Let \( L \) be the rate of one large pump (pool per hour).

Let \( S \) be the rate of one small pump (pool per hour).

Four large and two small pumps fill the pool in 2 hours, hence:

\[ 2(4L + 2S) = 1 \]

Two large and six small pumps fill the pool in 2 hours, hence:

\[ 2(2L + 6S) = 1 \]

Rewrite above system of the two equations for \( L \) and \( S \) as: \[ 8L + 4 S = 1 \] \[ 4L + 12 S = 1 \]

Multiply the second equation by 2:

\[ 8L + 24S = 2 \]

Subtract the first equation from the one above: \[ (8L + 4 S) - (8L + 24S) = 1 - 2 \] \[ -20 S = -1 \] \[ S = \dfrac{1}{20} \]

Substitute \( S = \dfrac{1}{20} \) into equation \( 8L + 4 S = 1 \): \[ 8L + 4 (\dfrac{1}{20}) = 1 \]

Solve the above equation for \( L \) \[ L = \dfrac{1}{10} \]

Find the Rate of 8 Large and 8 Small Pumps

\[ \text{Total rate} = 8L + 8S \] \[ = 8 \times \dfrac{1}{10} + 8 \times \dfrac{1}{20} \] \[ = \dfrac{8}{10} + \dfrac{8}{20} \] \[ = \dfrac{4}{5} + \dfrac{2}{5} \] \[ = \dfrac{6}{5} \]

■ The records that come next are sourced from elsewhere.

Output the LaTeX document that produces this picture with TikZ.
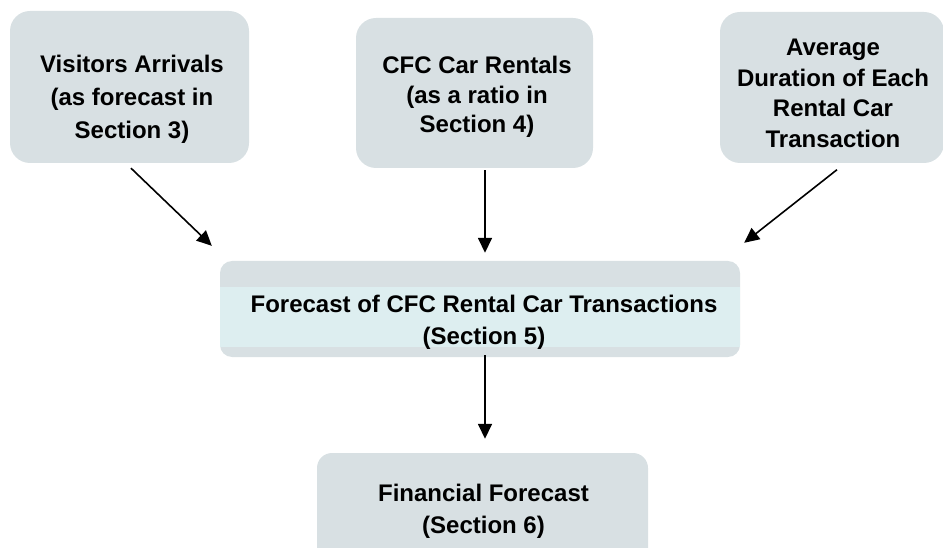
\documentclass[tikz,border=0pt]{standalone}
\usepackage{fontspec}
\setmainfont{Liberation Sans}
\usetikzlibrary{arrows.meta,calc}
\definecolor{boxgray}{RGB}{216,224,227}
\definecolor{bandcyan}{RGB}{221,238,240}
\begin{document}
\begin{tikzpicture}[x=1pt,y=-1pt,
  card/.style={fill=boxgray, draw=none, rounded corners=#1, inner sep=0pt},
  card/.default=20pt,
  lbl/.style={font=\bfseries\fontsize{24}{31.5}\selectfont, align=center, inner sep=0pt, text=black},
  flow/.style={line width=1.6pt, -{Triangle[length=15pt,width=14pt]}}]
\useasboundingbox (0,0) rectangle (943,548);

% input boxes
\node[card, minimum width=239pt, minimum height=152pt] (vis) at (129.5,87) {};
\node[card, minimum width=237pt, minimum height=150pt] (cfc) at (474.5,93) {};
\node[card, minimum width=224pt, minimum height=151pt] (dur) at (832,87.5) {};

% central forecast box with its lighter band
\node[card=12pt, minimum width=520pt, minimum height=96pt] (mid) at (480,309) {};
\fill[bandcyan] ($(mid.west)+(0,-22)$) rectangle ($(mid.east)+(0,38)$);

% result box
\node[card=15pt, minimum width=331pt, minimum height=112pt] (fin) at (482.5,509) {};

% labels
\node[lbl, font=\bfseries\fontsize{24}{33}\selectfont] (visT) at (132,99.6) {Visitors Arrivals\\(as forecast in\\Section 3)};
\node[lbl, font=\bfseries\fontsize{24}{29.5}\selectfont] (cfcT) at (477,97) {CFC Car Rentals\\(as a ratio in\\Section 4)};
\node[lbl, font=\bfseries\fontsize{24}{30.5}\selectfont] (durT) at (833,93.6) {Average\\Duration of Each\\Rental Car\\Transaction};
\node[lbl, font=\bfseries\fontsize{24}{32}\selectfont] (midT) at (484,322.6) {Forecast of CFC Rental Car Transactions\\(Section 5)};
\node[lbl, font=\bfseries\fontsize{24}{32}\selectfont] (finT) at (483.5,511.6) {Financial Forecast\\(Section 6)};

% connector end points
\coordinate (a1s) at ($(vis.south)+(1.5,5)$);
\coordinate (a1e) at ($(mid.north west)+(-8,-15)$);
\coordinate (a2s) at ($(cfc.south)+(10.5,2)$);
\coordinate (a2e) at ($(mid.north)+(5,-8)$);
\coordinate (a3s) at ($(dur.south)+(5,6.5)$);
\coordinate (a3e) at ($(mid.north east)+(4,-18)$);
\coordinate (a4s) at ($(mid.south)+(5,-2)$);
\coordinate (a4e) at ($(fin.north)+(2.5,-14)$);

\draw[flow] (a1s) -- (a1e);
\draw[flow] (a2s) -- (a2e);
\draw[flow] (a3s) -- (a3e);
\draw[flow] (a4s) -- (a4e);
\end{tikzpicture}
\end{document}
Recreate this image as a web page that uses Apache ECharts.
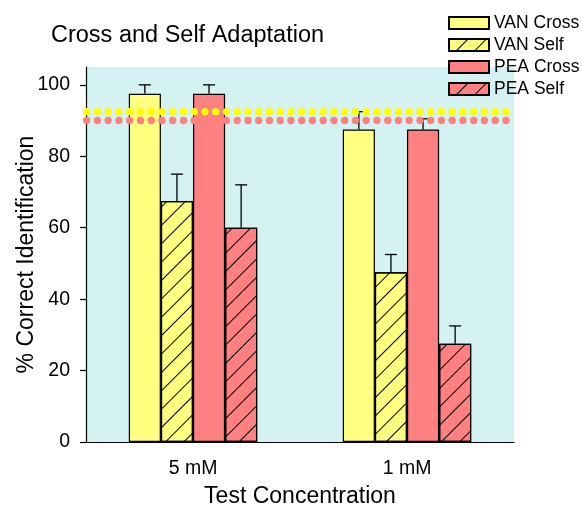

Since the pumps together fill \( \dfrac{6}{5} \) of the pool per hour, the time required to fill \( 50\%\) of the pool is:

\[ {\dfrac{6}{5}} t = 50\% \]

Hence \[ t = \dfrac{50\%}{\dfrac{6}{5}} = \dfrac{1}{2} \times \dfrac{5}{6} \] \[ = \dfrac{5}{12} \text{ hours} \] \[ = 25 \text{ minutes} \]

It will take 25 minutes to fill \( 50\% \) of the pool with 8 large and 8 small pumps.